3. Что я как социал-демократ уклоняюсь от использования меня в качестве посредника империалистических мирных планов между правительствами.
Это заявление вызвало дебаты. Точку зрения мою и моих политических друзей защищали товарищи Мартов и Аксельрод. Министры остались при своем мнении. Это заявление их опять не удовлетворило. В конце концов разошлись, не достигнув соглашения.
Все переговоры велись до сих пор строго конфиденциально. Особенно важное значение придавали этому министры, ибо они были также лишь конфиденциально осведомлены о деле. Между тем для нас, после неудачи переговоров, конфиденциальность уже больше не могла существовать.
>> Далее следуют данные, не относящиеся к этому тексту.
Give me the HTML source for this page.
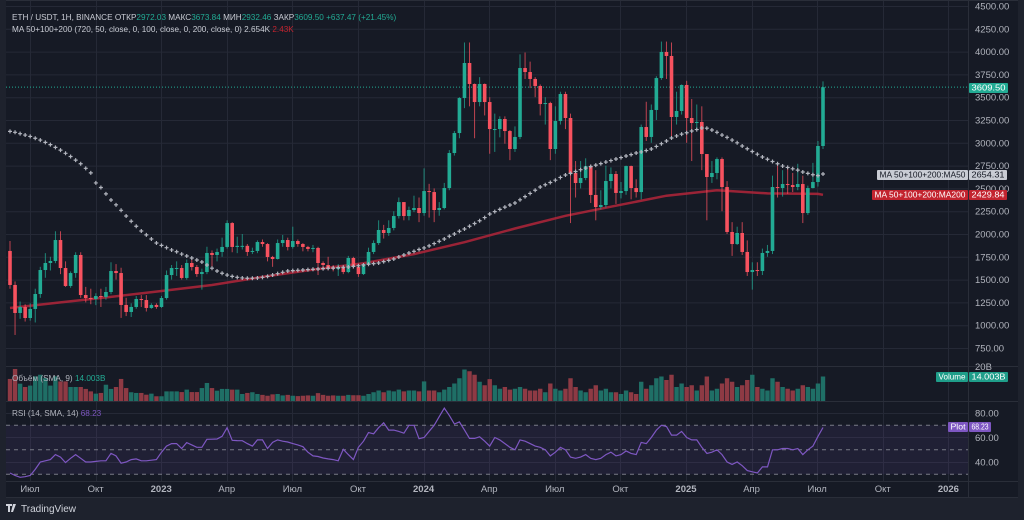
<!DOCTYPE html>
<html><head><meta charset="utf-8"><style>
html,body{margin:0;padding:0;background:#1e222d;width:1024px;height:520px;overflow:hidden;font-family:"Liberation Sans",sans-serif}
svg{display:block}
text{font-family:"Liberation Sans",sans-serif}
</style></head><body>
<svg id="c" width="1024" height="520"></svg>
<script>
const closes=[1441,1134,1200,1079,1178,1342,1605,1682,1704,1934,1627,1430,1572,1770,1331,1298,1287,1320,1310,1364,1594,1572,1222,1145,1200,1287,1276,1189,1222,1200,1298,1550,1627,1627,1518,1682,1638,1561,1583,1792,1770,1803,1858,2120,1858,1870,1870,1803,1814,1912,1890,1748,1726,1901,1934,1858,1923,1890,1858,1836,1847,1682,1660,1627,1616,1638,1583,1737,1638,1561,1671,1803,1901,2044,2011,2066,2197,2350,2197,2263,2285,2230,2471,2460,2263,2285,2504,2888,3107,3491,3875,3645,3447,3645,3447,3151,3151,3261,3129,2932,3064,3820,3776,3700,3623,3425,3436,2932,3239,3535,3272,2669,2559,2614,2745,2428,2296,2318,2581,2658,2450,2471,2745,2504,2460,3173,3064,3360,3710,3996,3952,3283,3349,3634,3272,3217,3228,2877,2625,2669,2822,2515,2022,1890,2011,1803,1583,1605,1594,1792,1814,2515,2504,2548,2537,2515,2548,2230,2504,2570,2965,3610];
const firstOpen=1814;
const highs=[1923,1480,1260,1230,1240,1400,1640,1790,1750,2030,2030,1700,1590,1800,1800,1420,1400,1350,1400,1420,1690,1670,1630,1300,1240,1320,1330,1330,1240,1240,1320,1600,1660,1700,1660,1720,1720,1660,1620,1860,1820,1840,1960,2150,2130,1970,2000,1890,1850,1930,1940,1900,1760,1940,1990,1960,2080,1940,1900,1870,1880,1860,1700,1750,1660,1670,1650,1760,1750,1660,1680,1850,1930,2150,2100,2150,2250,2400,2350,2300,2420,2400,2720,2550,2500,2350,2560,2920,3130,3500,4100,4100,3650,3720,3650,3500,3320,3290,3290,3140,3180,3970,3990,3890,3720,3640,3500,3450,3400,3560,3560,3320,2800,2800,2830,2760,2700,2480,2750,2730,2690,2570,2750,2750,2600,3200,3450,3420,3730,4110,4110,4100,3560,3640,3680,3480,3420,3400,2860,2800,2840,2840,2580,2130,2080,2130,1930,1690,1690,1840,1880,2640,2760,2700,2730,2670,2770,2640,2530,2780,3020,3674];
const lows=[1400,893,1070,1040,1050,1030,1300,1520,1600,1680,1560,1420,1410,1520,1300,1250,1230,1220,1200,1280,1340,1500,1080,1100,1090,1180,1200,1150,1180,1180,1190,1280,1500,1540,1500,1500,1600,1530,1390,1560,1640,1700,1750,1840,1800,1790,1830,1760,1780,1790,1860,1700,1640,1720,1860,1820,1840,1860,1810,1810,1800,1550,1600,1600,1590,1540,1560,1570,1620,1530,1550,1650,1780,1880,1950,1980,2040,2170,2150,2150,2240,2130,2200,2180,2130,2200,2270,2480,2860,3050,3380,3400,3050,3400,3300,2880,2900,3060,2990,2810,2900,3040,3700,3600,3500,3300,3200,2810,2880,3200,3150,2120,2400,2500,2590,2340,2150,2270,2290,2500,2330,2390,2430,2380,2400,2380,3020,3000,3250,3690,3700,3060,3200,3310,3000,2800,3150,2700,2150,2560,2600,2250,2000,1760,1880,1770,1540,1390,1540,1550,1750,1780,2400,2410,2440,2460,2480,2120,2210,2500,2520,2932];
const volumes=[12.6,18.3,9.9,8.0,8.8,14.1,15.0,13.1,8.8,14.1,11.2,11.2,8.0,8.0,8.0,6.9,5.5,4.2,4.6,9.3,6.9,8.0,12.6,7.4,5.0,4.6,4.6,3.6,4.2,2.7,2.7,5.5,5.5,5.5,5.1,6.5,5.1,5.1,7.4,10.3,7.4,5.9,6.9,6.9,6.5,6.5,4.0,4.6,5.0,4.0,3.5,3.0,3.8,4.0,3.2,3.5,3.0,2.8,3.0,3.2,3.0,4.5,3.5,3.0,3.2,3.0,3.0,3.5,3.3,3.3,3.0,4.0,5.0,6.0,5.0,6.0,5.5,6.5,5.5,6.0,6.0,5.5,11.2,6.0,6.0,5.0,6.5,8.0,10.0,13.0,18.0,17.0,15.0,11.0,9.0,12.5,9.0,7.0,8.0,6.5,7.0,8.0,7.0,6.0,6.0,7.0,5.0,10.0,7.0,6.0,7.0,13.0,8.0,6.0,5.0,7.0,9.0,6.0,7.0,5.0,5.0,4.0,6.0,5.0,4.0,11.0,7.0,9.0,13.0,14.0,12.0,15.0,8.0,10.0,8.0,9.0,6.0,9.0,14.0,6.0,7.0,10.0,13.0,11.0,8.0,9.0,12.0,15.0,8.0,7.0,6.0,13.0,11.0,8.0,7.0,6.0,7.0,9.0,8.0,7.0,10.0,14.0];
const rsi=[31,29,27.5,28,29,34,40,41,42,46,44,39.5,43,46,43,40,40,40.5,41,41,47,45,39,40,42,42.5,41,41,41.5,42,48,53,55,55,51,55.8,54,52,52,58.5,58.6,58.8,61,68,57.7,57.5,57.4,55,53,58,58,51,56,58,57,56.3,55,54,52.5,48,45,44.5,43.3,42.5,42,41,50.4,46,42,52,57,64,63,68,72,66,66,65,63.5,70,70,59,60,65,70,77,84,78,71,72.7,66,59.3,59.3,60.6,57,53,60,58,55,52,50,58,57,55,53,52,50,45,48,52,50,44,43,44,46,43,42,43,46,48,45,46,49,47,46,56,55,60,66,70,69,62,62,65,60,58,58,52,47,48,50,46,40,38,40,37,33,32,31,36,36,50,50,51,51,50,51,46,50,53,61,68.2];
const ma50=[3125,3115,3100,3085,3070,3050,3030,3005,2980,2950,2920,2885,2850,2810,2770,2720,2670,2560,2510,2440,2373,2320,2260,2197,2140,2085,2033,1990,1945,1901,1875,1850,1825,1805,1780,1759,1737,1715,1693,1660,1625,1594,1570,1550,1535,1525,1518,1515,1515,1518,1525,1535,1550,1565,1580,1594,1598,1602,1605,1609,1613,1616,1620,1624,1627,1631,1635,1638,1645,1652,1660,1668,1675,1682,1697,1711,1726,1748,1770,1792,1810,1830,1847,1870,1895,1920,1945,1975,2000,2030,2055,2085,2115,2145,2180,2219,2245,2270,2295,2318,2340,2375,2410,2445,2480,2515,2540,2565,2590,2620,2647,2665,2685,2705,2723,2740,2755,2772,2789,2805,2822,2838,2855,2870,2888,2900,2915,2932,2960,2990,3020,3053,3075,3095,3110,3129,3145,3162,3160,3140,3115,3085,3060,3030,3000,2965,2935,2905,2875,2844,2820,2795,2770,2745,2730,2715,2700,2680,2665,2650,2640,2658];
const ma200Step=10;
const ma200=[1189,1250,1310,1375,1441,1530,1610,1680,1780,1910,2060,2200,2310,2420,2480,2445,2440,2430];
const priceTicks=[4500,4250,4000,3750,3500,3250,3000,2750,2500,2250,2000,1750,1500,1250,1000,750];
const rsiTicks=[80,60,40];
const timeLabels=["Июл","Окт","2023","Апр","Июл","Окт","2024","Апр","Июл","Окт","2025","Апр","Июл","Окт","2026"];
const timeBold=[0,0,1,0,0,0,1,0,0,0,1,0,0,0,1];

const S=document.getElementById('c');
const NS='http://www.w3.org/2000/svg';
function mk(tag,at,parent){const e=document.createElementNS(NS,tag);for(const k in at)e.setAttribute(k,at[k]);(parent||S).appendChild(e);return e;}
const N=closes.length;
const X0=10,X1=823;
const xs=i=>X0+i*(X1-X0)/(N-1);
const py=p=>6+(4500-p)*0.0912;
const VB=401,vy=v=>VB-v*1.75;
const ry=r=>413+(80-r)*1.225;
const tx=k=>30+k*65.6;
const GREEN='#22ab94',RED='#f7525f';

const bg=mk('rect',{x:6,y:0,width:1012,height:497,fill:'#161a25'});


const grid=mk('g',{stroke:'#252936','stroke-width':1});


priceTicks.forEach(p=>{mk('line',{x1:6,x2:968,y1:py(p)+.5,y2:py(p)+.5},grid);});
timeLabels.forEach((t,k)=>{mk('line',{x1:Math.round(tx(k))+.5,x2:Math.round(tx(k))+.5,y1:0,y2:481},grid);});
[413,437,462].forEach(y=>mk('line',{x1:6,x2:968,y1:y+.5,y2:y+.5},grid));
const sep=mk('g',{stroke:'#2a2e39','stroke-width':1});


[366.5,401.5,481.5,497.5].forEach(y=>mk('line',{x1:6,x2:1018,y1:y,y2:y},sep));
mk('line',{x1:968.5,x2:968.5,y1:0,y2:497},sep);
mk('line',{x1:6,x2:1018,y1:0.5,y2:0.5},sep);

const band=mk('rect',{x:6,y:ry(70),width:962,height:ry(30)-ry(70),fill:'#7e57c2','fill-opacity':0.1});


[70,50,30].forEach(v=>{const l=mk('line',{x1:6,x2:968,y1:ry(v),y2:ry(v),stroke:'#787b86','stroke-dasharray':'4 4','stroke-width':1});

});

const lp=mk('line',{x1:6,x2:968,y1:py(closes[N-1]),y2:py(closes[N-1]),stroke:GREEN,'stroke-dasharray':'1 2','stroke-width':1});



let d='';ma200.forEach((v,k)=>{const i=Math.min(k*ma200Step,N-1);d+=(k?'L':'M')+xs(i).toFixed(1)+' '+py(v).toFixed(1);});
const m2=mk('path',{d:d,fill:'none',stroke:'#b2263a','stroke-width':2.5,'stroke-opacity':0.85});



const vg=mk('g',{});


const cg=mk('g',{});


for(let i=0;i<N;i++){
  const o=i?closes[i-1]:firstOpen,c=closes[i];
  const up=c>=o,col=up?GREEN:RED,x=xs(i);
  const w=mk('line',{x1:x,x2:x,y1:py(highs[i]),y2:py(lows[i]),stroke:col,'stroke-width':1,'stroke-opacity':0.75},cg);
  
  
  const t=py(Math.max(o,c)),b=py(Math.min(o,c));
  const r=mk('rect',{x:x-1.8,y:t,width:3.6,height:Math.max(1,b-t),fill:col},cg);
  
  
  const vb=mk('rect',{x:x-2.2,y:vy(volumes[i]),width:4.4,height:VB-vy(volumes[i]),fill:up?'#1f6f66':'#8e3a44'},vg);
  
  
}
const mg=mk('g',{stroke:'#b2b5be','stroke-width':1.2});


ma50.forEach((v,i)=>{const x=xs(i),y=py(v);mk('path',{d:`M${x-2} ${y}H${x+2}M${x} ${y-2}V${y+2}`},mg);});

let rd='';rsi.forEach((v,i)=>{rd+=(i?'L':'M')+xs(i).toFixed(1)+' '+ry(v).toFixed(1);});
const rl=mk('path',{d:rd,fill:'none',stroke:'#7e57c2','stroke-width':1.2});



const ax=mk('g',{fill:'#b2b5be','font-size':'9.5'});


priceTicks.forEach(p=>{const t=mk('text',{x:975,y:py(p)+3.5},ax);t.textContent=p.toFixed(2);});
const vt=mk('text',{x:975,y:370},ax);vt.textContent='20B';
rsiTicks.forEach(r=>{const t=mk('text',{x:975,y:ry(r)+3.5},ax);t.textContent=r.toFixed(2);});
const ta=mk('g',{fill:'#b2b5be','font-size':'9.5','text-anchor':'middle'});


timeLabels.forEach((s,k)=>{const t=mk('text',{x:tx(k),y:492,'font-weight':timeBold[k]?'bold':'normal'},ta);t.textContent=s;});

function tag(x,y,w,h,fill,txt,col,name){const g=mk('g',{});


mk('rect',{x:x,y:y,width:w,height:h,fill:fill,rx:1},g);const t=mk('text',{x:x+w/2,y:y+h-2.3,fill:col,'font-size':'8.5','text-anchor':'middle',textLength:w-5,lengthAdjust:'spacingAndGlyphs'},g);t.textContent=txt;}
tag(969,83,39,10,GREEN,'3609.50','#fff','last-price-label');
tag(877,170,91,10,'#c9ccd4','MA 50+100+200:MA50','#131722','ma50-name-label');
tag(969,170,38,10,'#c9ccd4','2654.31','#131722','ma50-value-label');
tag(872,190,96,10,'#c3242f','MA 50+100+200:MA200','#fff','ma200-name-label');
tag(969,190,38,10,'#c3242f','2429.84','#fff','ma200-value-label');
tag(936,372,32,10,'#1f9e8a','Volume','#fff','volume-name-label');
tag(969,372,39,10,'#1f9e8a','14.003B','#fff','volume-value-label');
tag(948,422,20,10,'#7e57c2','Plot','#fff','rsi-name-label');
tag(969,422,22,10,'#7e57c2','68.23','#fff','rsi-value-label');

function txt(x,y,parts,size,name){const t=mk('text',{x:x,y:y,'font-size':size});


parts.forEach(([s,c])=>{const sp=mk('tspan',{fill:c},t);sp.textContent=s;});}
txt(12,20,[['ETH / USDT, 1H, BINANCE  ОТКР','#c9ccd4'],['2972.03','#22ab94'],['  МАКС','#c9ccd4'],['3673.84','#22ab94'],['  МИН','#c9ccd4'],['2932.46','#22ab94'],['  ЗАКР','#c9ccd4'],['3609.50','#22ab94'],['  +637.47 (+21.45%)','#22ab94']],'8.2','symbol-legend');
txt(12,32,[['MA 50+100+200 (720, 50, close, 0, 100, close, 0, 200, close, 0)  2.654K  ','#c9ccd4'],['2.43K','#c3242f']],'8.2','ma-legend');
txt(12,381,[['Объём (SMA, 9)  ','#b2b5be'],['14.003B','#22ab94']],'8.2','volume-legend');
txt(12,416,[['RSI (14, SMA, 14)  ','#b2b5be'],['68.23','#7e57c2']],'8.2','rsi-legend');

const ft=mk('g',{});


mk('path',{d:'M6 504h6v2h-2v6h-2v-6h-2zM13 504h3l-3 8h-2z',fill:'#d1d4dc'},ft);
const fl=mk('text',{x:21,y:512,fill:'#d1d4dc','font-size':'10'},ft);fl.textContent='TradingView';
</script>
</body></html>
Мартов заявил от нашего имени, что мы более не чувствуем себя завязанными тайной и возвращаем себе свободу действий, использование которой, впрочем, определится дальнейшими переговорами с министрами. Я сам останусь в распоряжении русского правительства еще 2–3 дня, после чего уеду обратно, причем моя поездка, независимо от всего дела, еще раньше по соглашению с моими друзьями была назначена на 15 июня. В пятницу поздно после обеда я был вызван на квартиру министра Скобелева. Дело казалось чрезвычайно спешным, так как меня разыскивали на автомобиле и вручили мне приглашение на квартире товарища Аксельрода, где я находился в тот момент. В то время как все предшествующие переговоры велись в присутствии свидетелей, на этот раз приглашение было адресовано только лично мне. Это показалось мне подозрительным, так что я предусмотрительно попросил товарища Аксельрода быть свидетелем также и этих переговоров.
В квартире Скобелева мы нашли только Церетели. Скобелев явился позже. Здесь удар разразился со всей силой. Без всяких дальнейших переговоров мне теперь было объявлено через Церетели, что оба министра должны были признать мое заявление недостаточным. Не будучи в состоянии ручаться за меня в дальнейшем пред правительством, они должны теперь представить дело его ходу. Телеграмма была на следующий день опубликована в Стокгольме и Петрограде вместе с моим заявлением».